AG: You said in your artist’s statement that your subject matter is a “mix of pop culture and fantasy”. What led you to create art in these styles?

BRB: Well, like I said, to myself, art is the main way in which I explore my feelings and emotions, and from a very young age cinema and animation were very comforting to me. I think that sense of wonder and exploration that art can bring you is very difficult to replicate and once a work speaks to you, at least for me, you end up searching for all those little details and building a narrative inside your mind. I think it can even be a form of escapism. So I think the thing that led me toward this style is that little kid inside my head, that has a very creative imagination!

AG: What other artists have influenced or inspired you?
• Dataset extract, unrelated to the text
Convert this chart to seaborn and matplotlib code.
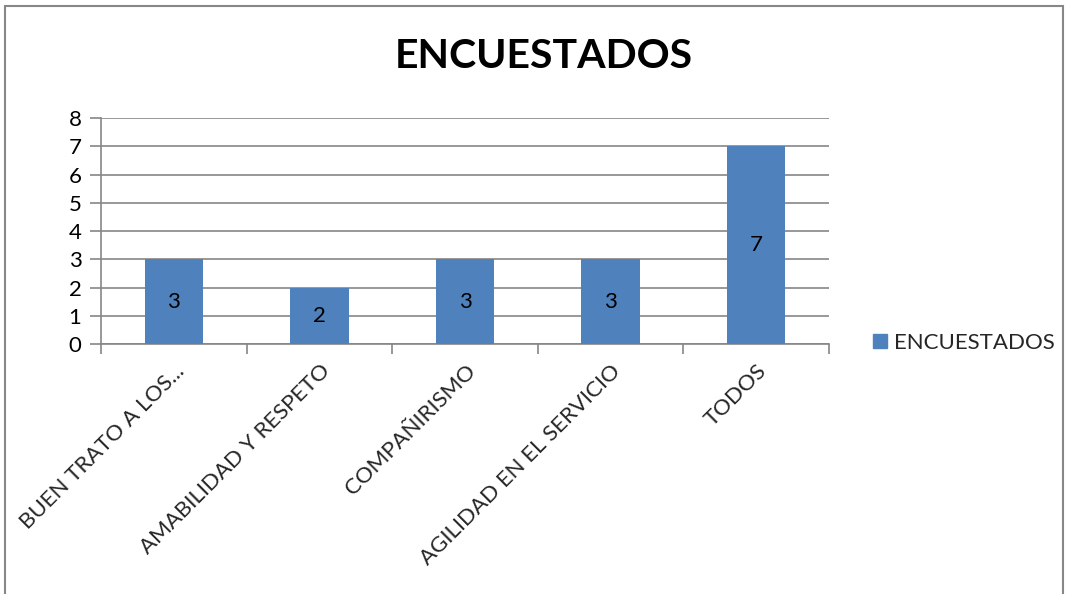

BRB: Gosh, so many! The first artist I really connected with was Van Gogh ( I know, cliché haha) because of how his brushwork attracted my attention when I was very young. Another one that has a very similar effect on me is Hieronymus Bosch, I could stare at his interpretation of the deadly sins for days on end and not get tired. I also believe that visual art doesn’t have to be inspired directly by visual art. Fernando Pessoa and Alphonsus Guimaraens are strong sources of inspiration, lots of animation studios (like Cartoon Saloon, Studio Ghibli, Disney, Laika, Ponoc, Filme de Papel, etc), series, cinema, etc! Even my friends who are writers and artists greatly inspire me.